● Data segment
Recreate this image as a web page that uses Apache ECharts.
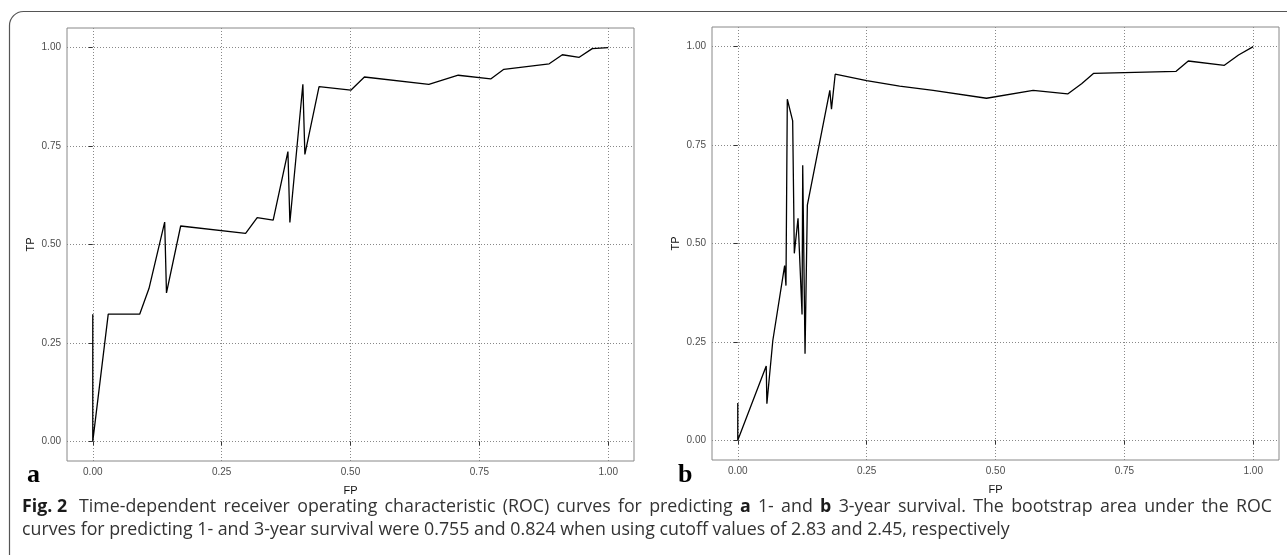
<!DOCTYPE html>
<html>
<head>
<meta charset="utf-8">
<script src="https://cdn.jsdelivr.net/npm/echarts@6/dist/echarts.min.js"></script>
<style>
html,body{margin:0;padding:0;background:#fff;}
#c{width:1287px;height:555px;}
</style>
</head>
<body>
<div id="c"></div>
<script>
// Panel a: 1-year ROC
const fpA = [0, 0, 0.030, 0.091, 0.109, 0.1395, 0.143, 0.1705, 0.2965, 0.319, 0.350, 0.3786, 0.3824, 0.4076, 0.4115, 0.439, 0.5006, 0.527, 0.652, 0.709, 0.772, 0.7975, 0.8855, 0.911, 0.9437, 0.969, 1.0];
const tpA = [0.323, 0, 0.323, 0.323, 0.388, 0.557, 0.377, 0.547, 0.528, 0.5685, 0.562, 0.736, 0.556, 0.907, 0.729, 0.901, 0.892, 0.9255, 0.907, 0.930, 0.9205, 0.945, 0.959, 0.982, 0.9755, 0.9975, 1.0];
// Panel b: 3-year ROC
const fpB = [0, 0, 0.0552, 0.0565, 0.068, 0.0909, 0.0935, 0.0961, 0.1065, 0.1097, 0.1169, 0.1247, 0.126, 0.1305, 0.135, 0.1786, 0.1818, 0.189, 0.25, 0.314, 0.379, 0.4825, 0.573, 0.640, 0.667, 0.690, 0.8504, 0.874, 0.944, 0.9715, 1.0];
const tpB = [0.0947, 0, 0.189, 0.093, 0.2536, 0.444, 0.393, 0.8665, 0.8115, 0.475, 0.564, 0.3195, 0.699, 0.2198, 0.5976, 0.889, 0.841, 0.930, 0.914, 0.900, 0.889, 0.869, 0.889, 0.880, 0.906, 0.932, 0.9375, 0.9636, 0.9527, 0.979, 1.0];
const tickVals = [0, 0.25, 0.5, 0.75, 1];
const tickLabels = ['0.00', '0.25', '0.50', '0.75', '1.00'];
const xName = 'FP';
const yName = 'TP';
const panelLabels = ['a', 'b'];
// caption words; words wrapped in * are bold
const captionLine1 = '*Fig.\u00a02* Time-dependent receiver operating characteristic (ROC) curves for predicting *a* 1- and *b* 3-year survival. The bootstrap area under the ROC';
const captionLine2 = 'curves for predicting 1- and 3-year survival were 0.755 and 0.824 when using cutoff values of 2.83 and 2.45, respectively';

const chart = echarts.init(document.getElementById('c'), null, {renderer: 'canvas'});
const fmt = v => tickLabels[tickVals.indexOf(Math.round(v * 100) / 100)] || '';

function mkX(gi) {
  return {
    gridIndex: gi, type: 'value', min: -0.05, max: 1.05,
    name: xName, nameLocation: 'middle', nameGap: 24,
    nameTextStyle: {fontSize: 11, color: '#111', fontFamily: 'Liberation Sans'},
    axisLine: {show: false},
    axisTick: {show: true, length: 4, lineStyle: {color: '#333'}, customValues: tickVals},
    axisLabel: {show: true, fontSize: 10, color: '#4d4d4d', margin: 6, fontFamily: 'Liberation Sans', customValues: tickVals, formatter: fmt},
    splitLine: {show: true, lineStyle: {color: '#888', type: [1, 2], width: 1}},
    minorTick: {show: false}
  };
}
function mkY(gi) {
  return {
    gridIndex: gi, type: 'value', min: -0.05, max: 1.05,
    name: yName, nameLocation: 'middle', nameGap: 31,
    nameTextStyle: {fontSize: 11, color: '#111', fontFamily: 'Liberation Sans'},
    axisLine: {show: false},
    axisTick: {show: true, length: 4, lineStyle: {color: '#333'}, customValues: tickVals},
    axisLabel: {show: true, fontSize: 10, color: '#4d4d4d', margin: 6, fontFamily: 'Liberation Sans', customValues: tickVals, formatter: fmt},
    splitLine: {show: true, lineStyle: {color: '#888', type: [1, 2], width: 1}}
  };
}

// caption layout (justified first line, left-aligned last line)
const capSize = 17.8;
const capFamily = '"Open Sans"';
const measureCtx = document.createElement('canvas').getContext('2d');
function wordTexts(line, y, x0, targetWidth) {
  const words = line.split(' ').map(w => {
    const bold = /^\*.*\*$/.test(w);
    return {t: bold ? w.slice(1, -1) : w, bold: bold};
  });
  const fontOf = w => (w.bold ? 'bold ' : '') + capSize + 'px ' + capFamily;
  measureCtx.font = 'normal ' + capSize + 'px ' + capFamily;
  const space = measureCtx.measureText(' ').width;
  let total = 0;
  words.forEach(w => { measureCtx.font = fontOf(w); w.w = measureCtx.measureText(w.t).width; total += w.w; });
  const gap = targetWidth ? (targetWidth - total - space) / (words.length - 1) : space;
  const out = [];
  let x = x0;
  words.forEach((w, i) => {
    out.push({type: 'text', x: x, y: y, silent: true,
      style: {text: w.t, font: fontOf(w), fill: w.bold ? '#1a1a1a' : '#333', verticalAlign: 'middle'}});
    x += w.w + gap + (targetWidth && i === 0 ? space : 0);
  });
  return out;
}

const option = {
  animation: false,
  backgroundColor: '#fff',
  grid: [
    {left: 67, top: 28, width: 567, height: 433, show: true, borderColor: '#888', borderWidth: 1, backgroundColor: '#fff'},
    {left: 712, top: 27, width: 567, height: 433, show: true, borderColor: '#888', borderWidth: 1, backgroundColor: '#fff'}
  ],
  xAxis: [mkX(0), mkX(1)],
  yAxis: [mkY(0), mkY(1)],
  series: [
    {type: 'line', xAxisIndex: 0, yAxisIndex: 0, showSymbol: false, symbol: 'none',
     lineStyle: {color: '#000', width: 1.3}, data: fpA.map((x, i) => [x, tpA[i]])},
    {type: 'line', xAxisIndex: 1, yAxisIndex: 1, showSymbol: false, symbol: 'none',
     lineStyle: {color: '#000', width: 1.3}, data: fpB.map((x, i) => [x, tpB[i]])}
  ],
  graphic: [
    {type: 'rect', silent: true, shape: {x: 9.5, y: 11.5, width: 1400, height: 700, r: [14, 0, 0, 0]},
     style: {fill: 'none', stroke: '#555', lineWidth: 1.2}, z: 10},
    {type: 'text', x: 27, y: 475, style: {text: panelLabels[0], font: 'bold 26px "Liberation Serif"', fill: '#000', verticalAlign: 'middle'}},
    {type: 'text', x: 678, y: 475, style: {text: panelLabels[1], font: 'bold 26px "Liberation Serif"', fill: '#000', verticalAlign: 'middle'}}
  ].concat(wordTexts(captionLine1, 507, 22, 1250), wordTexts(captionLine2, 530, 22, 0))
};
chart.setOption(option);
</script>
</body>
</html>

● Stated exercise
Reproduce all of the data exactly; the pictures do not belong in the copy.

● Answer to this task
Recreate this image as a web page that uses Apache ECharts.
<!DOCTYPE html>
<html>
<head>
<meta charset="utf-8">
<script src="https://cdn.jsdelivr.net/npm/echarts@6/dist/echarts.min.js"></script>
<style>
html,body{margin:0;padding:0;background:#fff;}
#c{width:1287px;height:555px;}
</style>
</head>
<body>
<div id="c"></div>
<script>
// Panel a: 1-year ROC
const fpA = [0, 0, 0.030, 0.091, 0.109, 0.1395, 0.143, 0.1705, 0.2965, 0.319, 0.350, 0.3786, 0.3824, 0.4076, 0.4115, 0.439, 0.5006, 0.527, 0.652, 0.709, 0.772, 0.7975, 0.8855, 0.911, 0.9437, 0.969, 1.0];
const tpA = [0.323, 0, 0.323, 0.323, 0.388, 0.557, 0.377, 0.547, 0.528, 0.5685, 0.562, 0.736, 0.556, 0.907, 0.729, 0.901, 0.892, 0.9255, 0.907, 0.930, 0.9205, 0.945, 0.959, 0.982, 0.9755, 0.9975, 1.0];
// Panel b: 3-year ROC
const fpB = [0, 0, 0.0552, 0.0565, 0.068, 0.0909, 0.0935, 0.0961, 0.1065, 0.1097, 0.1169, 0.1247, 0.126, 0.1305, 0.135, 0.1786, 0.1818, 0.189, 0.25, 0.314, 0.379, 0.4825, 0.573, 0.640, 0.667, 0.690, 0.8504, 0.874, 0.944, 0.9715, 1.0];
const tpB = [0.0947, 0, 0.189, 0.093, 0.2536, 0.444, 0.393, 0.8665, 0.8115, 0.475, 0.564, 0.3195, 0.699, 0.2198, 0.5976, 0.889, 0.841, 0.930, 0.914, 0.900, 0.889, 0.869, 0.889, 0.880, 0.906, 0.932, 0.9375, 0.9636, 0.9527, 0.979, 1.0];
const tickVals = [0, 0.25, 0.5, 0.75, 1];
const tickLabels = ['0.00', '0.25', '0.50', '0.75', '1.00'];
const xName = 'FP';
const yName = 'TP';
const panelLabels = ['a', 'b'];
// caption words; words wrapped in * are bold
const captionLine1 = '*Fig.\u00a02* Time-dependent receiver operating characteristic (ROC) curves for predicting *a* 1- and *b* 3-year survival. The bootstrap area under the ROC';
const captionLine2 = 'curves for predicting 1- and 3-year survival were 0.755 and 0.824 when using cutoff values of 2.83 and 2.45, respectively';

const chart = echarts.init(document.getElementById('c'), null, {renderer: 'canvas'});
const fmt = v => tickLabels[tickVals.indexOf(Math.round(v * 100) / 100)] || '';

function mkX(gi) {
  return {
    gridIndex: gi, type: 'value', min: -0.05, max: 1.05,
    name: xName, nameLocation: 'middle', nameGap: 24,
    nameTextStyle: {fontSize: 11, color: '#111', fontFamily: 'Liberation Sans'},
    axisLine: {show: false},
    axisTick: {show: true, length: 4, lineStyle: {color: '#333'}, customValues: tickVals},
    axisLabel: {show: true, fontSize: 10, color: '#4d4d4d', margin: 6, fontFamily: 'Liberation Sans', customValues: tickVals, formatter: fmt},
    splitLine: {show: true, lineStyle: {color: '#888', type: [1, 2], width: 1}},
    minorTick: {show: false}
  };
}
function mkY(gi) {
  return {
    gridIndex: gi, type: 'value', min: -0.05, max: 1.05,
    name: yName, nameLocation: 'middle', nameGap: 31,
    nameTextStyle: {fontSize: 11, color: '#111', fontFamily: 'Liberation Sans'},
    axisLine: {show: false},
    axisTick: {show: true, length: 4, lineStyle: {color: '#333'}, customValues: tickVals},
    axisLabel: {show: true, fontSize: 10, color: '#4d4d4d', margin: 6, fontFamily: 'Liberation Sans', customValues: tickVals, formatter: fmt},
    splitLine: {show: true, lineStyle: {color: '#888', type: [1, 2], width: 1}}
  };
}

// caption layout (justified first line, left-aligned last line)
const capSize = 17.8;
const capFamily = '"Open Sans"';
const measureCtx = document.createElement('canvas').getContext('2d');
function wordTexts(line, y, x0, targetWidth) {
  const words = line.split(' ').map(w => {
    const bold = /^\*.*\*$/.test(w);
    return {t: bold ? w.slice(1, -1) : w, bold: bold};
  });
  const fontOf = w => (w.bold ? 'bold ' : '') + capSize + 'px ' + capFamily;
  measureCtx.font = 'normal ' + capSize + 'px ' + capFamily;
  const space = measureCtx.measureText(' ').width;
  let total = 0;
  words.forEach(w => { measureCtx.font = fontOf(w); w.w = measureCtx.measureText(w.t).width; total += w.w; });
  const gap = targetWidth ? (targetWidth - total - space) / (words.length - 1) : space;
  const out = [];
  let x = x0;
  words.forEach((w, i) => {
    out.push({type: 'text', x: x, y: y, silent: true,
      style: {text: w.t, font: fontOf(w), fill: w.bold ? '#1a1a1a' : '#333', verticalAlign: 'middle'}});
    x += w.w + gap + (targetWidth && i === 0 ? space : 0);
  });
  return out;
}

const option = {
  animation: false,
  backgroundColor: '#fff',
  grid: [
    {left: 67, top: 28, width: 567, height: 433, show: true, borderColor: '#888', borderWidth: 1, backgroundColor: '#fff'},
    {left: 712, top: 27, width: 567, height: 433, show: true, borderColor: '#888', borderWidth: 1, backgroundColor: '#fff'}
  ],
  xAxis: [mkX(0), mkX(1)],
  yAxis: [mkY(0), mkY(1)],
  series: [
    {type: 'line', xAxisIndex: 0, yAxisIndex: 0, showSymbol: false, symbol: 'none',
     lineStyle: {color: '#000', width: 1.3}, data: fpA.map((x, i) => [x, tpA[i]])},
    {type: 'line', xAxisIndex: 1, yAxisIndex: 1, showSymbol: false, symbol: 'none',
     lineStyle: {color: '#000', width: 1.3}, data: fpB.map((x, i) => [x, tpB[i]])}
  ],
  graphic: [
    {type: 'rect', silent: true, shape: {x: 9.5, y: 11.5, width: 1400, height: 700, r: [14, 0, 0, 0]},
     style: {fill: 'none', stroke: '#555', lineWidth: 1.2}, z: 10},
    {type: 'text', x: 27, y: 475, style: {text: panelLabels[0], font: 'bold 26px "Liberation Serif"', fill: '#000', verticalAlign: 'middle'}},
    {type: 'text', x: 678, y: 475, style: {text: panelLabels[1], font: 'bold 26px "Liberation Serif"', fill: '#000', verticalAlign: 'middle'}}
  ].concat(wordTexts(captionLine1, 507, 22, 1250), wordTexts(captionLine2, 530, 22, 0))
};
chart.setOption(option);
</script>
</body>
</html>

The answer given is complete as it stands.